Get The Necessary Permits

You may own your property and your house, but that doesn’t mean you are free to tear it down at your will. It is likely you will need a permit, so check with township or county officials to see what permits you need. Doing work without a permit is never advised. You may think no one will notice, but rest assured, they will – and then you may face steep fines and penalties. Be careful!

Check Your Property And Structure For Hazardous Materials

You may think your home is perfectly safe, but many older homes were constructed with materials that today are considered hazardous. From asbestos (often used in flooring, ceilings, duct work and siding) to lead (common in old paint) to old diesel and oil tanks, this material must be handled with special care. It may be necessary to get an inspector to determine if any of these conditions exist before demolition.
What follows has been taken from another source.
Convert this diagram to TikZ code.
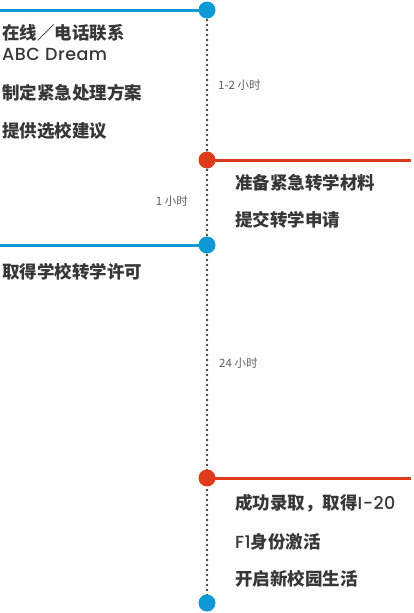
\documentclass[tikz,border=0pt]{standalone}
\usepackage{fontspec}
\setmainfont{Noto Sans CJK SC}
\newfontfamily\latinfont{Poppins}[BoldFont={Poppins Medium},LetterSpace=3]
\definecolor{lineblue}{RGB}{14,152,212}
\definecolor{linered}{RGB}{222,58,28}
\definecolor{textgray}{RGB}{55,55,55}
\definecolor{timegray}{RGB}{95,95,95}
\tikzset{
  stopdot/.style={circle,fill=#1,minimum size=17pt,inner sep=0pt},
  armline/.style={draw=#1,line width=3pt},
  steptext/.style={anchor=west,inner sep=0pt,text=textgray,
    font=\fontsize{17.5}{19}\selectfont\bfseries},
  timetext/.style={inner sep=0pt,text=timegray,
    font=\fontsize{11.5}{13}\selectfont}
}

\begin{document}
\begin{tikzpicture}[x=1pt,y=-1pt]
\useasboundingbox (0,0) rectangle (414,613);

% stops on the time line
\coordinate (P1) at (207,10);
\coordinate (P2) at (207,160);
\coordinate (P3) at (207,245);
\coordinate (P4) at (207,478);
\coordinate (P5) at (207,603);

% free ends of the arms
\coordinate (E1) at (0,10);
\coordinate (E2) at (411,160);
\coordinate (E3) at (0,245);
\coordinate (E4) at (411,478);

\draw[black!75,line width=2.6pt,line cap=round,dash pattern=on 0pt off 5pt] (P1) -- (P5);

\draw[armline=lineblue] (E1) -- (P1);
\draw[armline=linered] (P2) -- (E2);
\draw[armline=lineblue] (E3) -- (P3);
\draw[armline=linered] (P4) -- (E4);

\node[stopdot=lineblue] (S1) at (P1) {};
\node[stopdot=linered] (S2) at (P2) {};
\node[stopdot=lineblue] (S3) at (P3) {};
\node[stopdot=linered] (S4) at (P4) {};
\node[stopdot=lineblue] (S5) at (P5) {};

% steps
\node[steptext] (T1) at (2,33) {在线／电话联系};
\node[steptext] (T2) at (2,54) {\latinfont ABC Dream};
\node[steptext] (T3) at (2,93) {制定紧急处理方案};
\node[steptext] (T4) at (2,131) {提供选校建议};
\node[steptext] (T5) at (235,183) {准备紧急转学材料};
\node[steptext] (T6) at (235,220) {提交转学申请};
\node[steptext] (T7) at (2,272) {取得学校转学许可};
\node[steptext] (T8) at (235,503) {成功录取，取得{\latinfont I-20}};
\node[steptext] (T9) at (235,542) {{\latinfont F1}身份激活};
\node[steptext] (T10) at (235,579) {开启新校园生活};

% durations
\node[timetext,anchor=west] (D1) at (218,85) {1-2 小时};
\node[timetext,anchor=east] (D2) at (188,201) {1 小时};
\node[timetext,anchor=west] (D3) at (219,363) {24 小时};
\end{tikzpicture}
\end{document}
Double-Check With Your Mortgage Company

If you are opting to pass over house raising NJ and are instead choosing demolition, check with your mortgage company to ensure there are no liens or encumbrances on the structure or land. In fact, your lender has an interest in your house, so you will not be permitted to demolish it without their consent, too. Also keep in mind that demolition may trigger an acceleration clause coming into play, allowing your lender to demand payment in full and therefore necessitating you to get a construction loan or refinance your home.

Check With Utilities Companies and Fire Departments

Those little posts and marks you see all over warning about underground gas and electric lines are there for a reason. You can’t simply turn off gas, water and power and then rip the utilities out. Those utilities must be disconnected by experts, and likely need to be turned off at a source off your property. That’s something you can’t do yourself. In addition, depending on local ordinances, the fire department may want to conduct an inspection prior to demolition.

Submit Your Demo & Construction Plans To Your Municipality

You may be ready to demolish your old home, but are you ready to rebuild? Before you make the move to knock down your existing structure, be sure your plans for a new home are finalized, submitted, and approved. You don’t want a problem with your new construction to slow the entire process. That will only mean having to stay in temporary housing even longer.

Most important of all, know that you are not alone. Countless families are facing these same questions after Hurricane Sandy. Whether you are lifting your house in New Jersey or building new, patience and asking the right questions will go a long way.